>> Start RECORDS SUPPLIED

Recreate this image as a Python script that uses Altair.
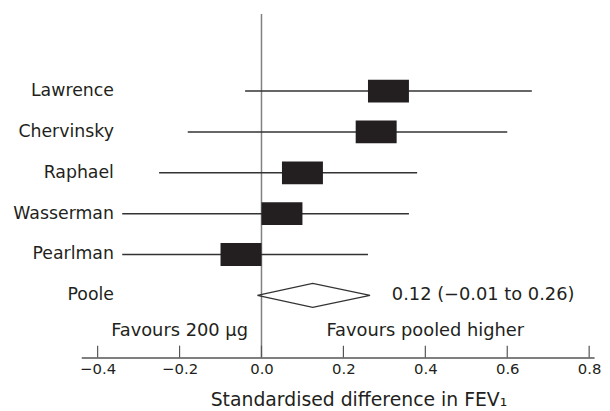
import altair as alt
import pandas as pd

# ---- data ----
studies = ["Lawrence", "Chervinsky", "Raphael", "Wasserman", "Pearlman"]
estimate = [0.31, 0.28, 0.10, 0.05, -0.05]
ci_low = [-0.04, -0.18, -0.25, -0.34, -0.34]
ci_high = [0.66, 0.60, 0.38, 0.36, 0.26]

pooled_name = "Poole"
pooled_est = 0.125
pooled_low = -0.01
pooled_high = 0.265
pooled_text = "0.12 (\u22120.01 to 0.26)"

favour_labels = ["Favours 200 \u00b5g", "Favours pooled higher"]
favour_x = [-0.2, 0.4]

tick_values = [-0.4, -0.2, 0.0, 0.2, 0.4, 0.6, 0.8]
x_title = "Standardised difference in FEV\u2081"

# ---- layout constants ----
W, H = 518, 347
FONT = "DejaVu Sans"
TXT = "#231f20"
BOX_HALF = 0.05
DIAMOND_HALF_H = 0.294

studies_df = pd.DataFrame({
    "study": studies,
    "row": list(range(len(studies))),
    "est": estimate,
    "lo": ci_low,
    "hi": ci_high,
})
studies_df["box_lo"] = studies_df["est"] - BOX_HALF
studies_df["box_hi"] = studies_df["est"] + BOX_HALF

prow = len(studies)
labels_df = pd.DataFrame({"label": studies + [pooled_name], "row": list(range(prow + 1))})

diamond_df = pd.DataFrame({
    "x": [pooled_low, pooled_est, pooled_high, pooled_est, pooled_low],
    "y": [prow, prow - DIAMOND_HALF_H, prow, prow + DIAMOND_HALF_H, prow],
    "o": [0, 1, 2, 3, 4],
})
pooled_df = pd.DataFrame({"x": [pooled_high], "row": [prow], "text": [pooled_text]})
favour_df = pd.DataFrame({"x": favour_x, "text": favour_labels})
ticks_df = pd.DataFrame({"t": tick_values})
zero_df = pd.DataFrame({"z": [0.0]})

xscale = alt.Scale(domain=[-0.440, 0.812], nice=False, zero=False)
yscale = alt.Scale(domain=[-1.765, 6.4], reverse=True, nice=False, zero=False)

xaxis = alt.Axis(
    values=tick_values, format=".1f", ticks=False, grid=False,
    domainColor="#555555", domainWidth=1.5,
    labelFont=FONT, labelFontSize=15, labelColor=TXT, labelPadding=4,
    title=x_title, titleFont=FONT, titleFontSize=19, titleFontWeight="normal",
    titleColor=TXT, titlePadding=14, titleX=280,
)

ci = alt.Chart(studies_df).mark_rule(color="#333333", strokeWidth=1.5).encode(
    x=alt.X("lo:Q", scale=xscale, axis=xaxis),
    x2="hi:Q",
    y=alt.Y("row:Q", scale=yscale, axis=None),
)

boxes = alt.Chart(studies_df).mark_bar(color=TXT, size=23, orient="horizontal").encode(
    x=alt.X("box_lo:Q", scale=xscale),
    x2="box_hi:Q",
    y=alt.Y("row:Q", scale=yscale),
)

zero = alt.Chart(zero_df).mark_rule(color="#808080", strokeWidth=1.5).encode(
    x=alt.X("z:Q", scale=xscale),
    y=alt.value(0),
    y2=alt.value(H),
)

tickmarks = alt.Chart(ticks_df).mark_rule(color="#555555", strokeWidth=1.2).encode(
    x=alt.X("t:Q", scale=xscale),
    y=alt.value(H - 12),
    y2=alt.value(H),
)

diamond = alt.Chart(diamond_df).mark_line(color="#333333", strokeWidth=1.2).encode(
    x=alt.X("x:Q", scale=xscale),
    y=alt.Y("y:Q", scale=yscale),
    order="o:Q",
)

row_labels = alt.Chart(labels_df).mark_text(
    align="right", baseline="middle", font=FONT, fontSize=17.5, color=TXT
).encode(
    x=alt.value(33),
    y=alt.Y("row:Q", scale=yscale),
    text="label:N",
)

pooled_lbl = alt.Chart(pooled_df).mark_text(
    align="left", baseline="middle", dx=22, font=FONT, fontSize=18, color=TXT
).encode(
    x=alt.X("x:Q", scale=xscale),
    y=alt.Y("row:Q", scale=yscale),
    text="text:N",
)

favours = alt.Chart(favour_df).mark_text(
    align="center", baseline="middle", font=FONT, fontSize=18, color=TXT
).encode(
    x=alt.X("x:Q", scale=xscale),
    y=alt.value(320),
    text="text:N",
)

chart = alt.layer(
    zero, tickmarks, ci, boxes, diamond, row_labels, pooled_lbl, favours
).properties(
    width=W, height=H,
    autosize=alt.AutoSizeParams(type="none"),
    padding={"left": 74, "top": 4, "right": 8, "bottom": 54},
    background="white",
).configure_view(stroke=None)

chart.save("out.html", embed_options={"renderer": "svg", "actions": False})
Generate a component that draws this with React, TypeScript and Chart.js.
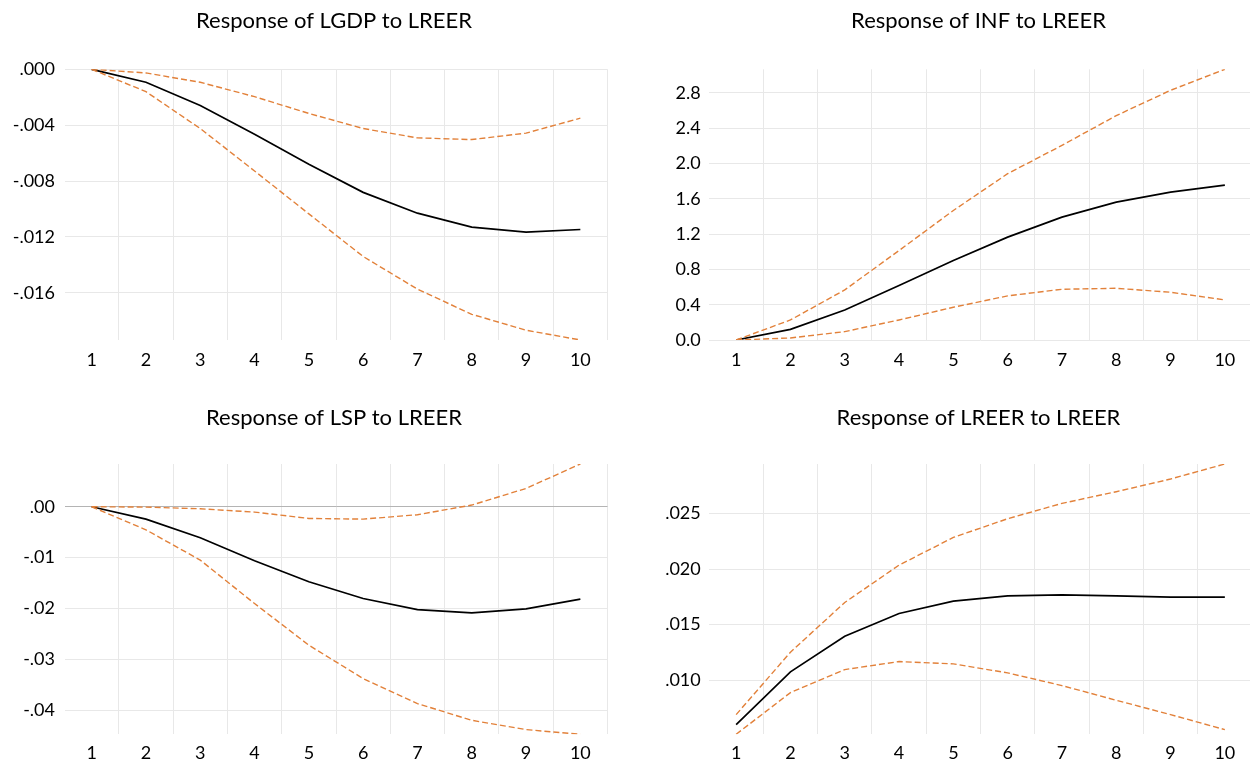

>> End RECORDS SUPPLIED

TASK TO COMPLETE:
Make an exact copy of every entry above, minus the images.

EXERCISE SOLUTION:
Recreate this image as a Python script that uses Altair.
import altair as alt
import pandas as pd

# ---- data ----
studies = ["Lawrence", "Chervinsky", "Raphael", "Wasserman", "Pearlman"]
estimate = [0.31, 0.28, 0.10, 0.05, -0.05]
ci_low = [-0.04, -0.18, -0.25, -0.34, -0.34]
ci_high = [0.66, 0.60, 0.38, 0.36, 0.26]

pooled_name = "Poole"
pooled_est = 0.125
pooled_low = -0.01
pooled_high = 0.265
pooled_text = "0.12 (\u22120.01 to 0.26)"

favour_labels = ["Favours 200 \u00b5g", "Favours pooled higher"]
favour_x = [-0.2, 0.4]

tick_values = [-0.4, -0.2, 0.0, 0.2, 0.4, 0.6, 0.8]
x_title = "Standardised difference in FEV\u2081"

# ---- layout constants ----
W, H = 518, 347
FONT = "DejaVu Sans"
TXT = "#231f20"
BOX_HALF = 0.05
DIAMOND_HALF_H = 0.294

studies_df = pd.DataFrame({
    "study": studies,
    "row": list(range(len(studies))),
    "est": estimate,
    "lo": ci_low,
    "hi": ci_high,
})
studies_df["box_lo"] = studies_df["est"] - BOX_HALF
studies_df["box_hi"] = studies_df["est"] + BOX_HALF

prow = len(studies)
labels_df = pd.DataFrame({"label": studies + [pooled_name], "row": list(range(prow + 1))})

diamond_df = pd.DataFrame({
    "x": [pooled_low, pooled_est, pooled_high, pooled_est, pooled_low],
    "y": [prow, prow - DIAMOND_HALF_H, prow, prow + DIAMOND_HALF_H, prow],
    "o": [0, 1, 2, 3, 4],
})
pooled_df = pd.DataFrame({"x": [pooled_high], "row": [prow], "text": [pooled_text]})
favour_df = pd.DataFrame({"x": favour_x, "text": favour_labels})
ticks_df = pd.DataFrame({"t": tick_values})
zero_df = pd.DataFrame({"z": [0.0]})

xscale = alt.Scale(domain=[-0.440, 0.812], nice=False, zero=False)
yscale = alt.Scale(domain=[-1.765, 6.4], reverse=True, nice=False, zero=False)

xaxis = alt.Axis(
    values=tick_values, format=".1f", ticks=False, grid=False,
    domainColor="#555555", domainWidth=1.5,
    labelFont=FONT, labelFontSize=15, labelColor=TXT, labelPadding=4,
    title=x_title, titleFont=FONT, titleFontSize=19, titleFontWeight="normal",
    titleColor=TXT, titlePadding=14, titleX=280,
)

ci = alt.Chart(studies_df).mark_rule(color="#333333", strokeWidth=1.5).encode(
    x=alt.X("lo:Q", scale=xscale, axis=xaxis),
    x2="hi:Q",
    y=alt.Y("row:Q", scale=yscale, axis=None),
)

boxes = alt.Chart(studies_df).mark_bar(color=TXT, size=23, orient="horizontal").encode(
    x=alt.X("box_lo:Q", scale=xscale),
    x2="box_hi:Q",
    y=alt.Y("row:Q", scale=yscale),
)

zero = alt.Chart(zero_df).mark_rule(color="#808080", strokeWidth=1.5).encode(
    x=alt.X("z:Q", scale=xscale),
    y=alt.value(0),
    y2=alt.value(H),
)

tickmarks = alt.Chart(ticks_df).mark_rule(color="#555555", strokeWidth=1.2).encode(
    x=alt.X("t:Q", scale=xscale),
    y=alt.value(H - 12),
    y2=alt.value(H),
)

diamond = alt.Chart(diamond_df).mark_line(color="#333333", strokeWidth=1.2).encode(
    x=alt.X("x:Q", scale=xscale),
    y=alt.Y("y:Q", scale=yscale),
    order="o:Q",
)

row_labels = alt.Chart(labels_df).mark_text(
    align="right", baseline="middle", font=FONT, fontSize=17.5, color=TXT
).encode(
    x=alt.value(33),
    y=alt.Y("row:Q", scale=yscale),
    text="label:N",
)

pooled_lbl = alt.Chart(pooled_df).mark_text(
    align="left", baseline="middle", dx=22, font=FONT, fontSize=18, color=TXT
).encode(
    x=alt.X("x:Q", scale=xscale),
    y=alt.Y("row:Q", scale=yscale),
    text="text:N",
)

favours = alt.Chart(favour_df).mark_text(
    align="center", baseline="middle", font=FONT, fontSize=18, color=TXT
).encode(
    x=alt.X("x:Q", scale=xscale),
    y=alt.value(320),
    text="text:N",
)

chart = alt.layer(
    zero, tickmarks, ci, boxes, diamond, row_labels, pooled_lbl, favours
).properties(
    width=W, height=H,
    autosize=alt.AutoSizeParams(type="none"),
    padding={"left": 74, "top": 4, "right": 8, "bottom": 54},
    background="white",
).configure_view(stroke=None)

chart.save("out.html", embed_options={"renderer": "svg", "actions": False})
Generate a component that draws this with React, TypeScript and Chart.js.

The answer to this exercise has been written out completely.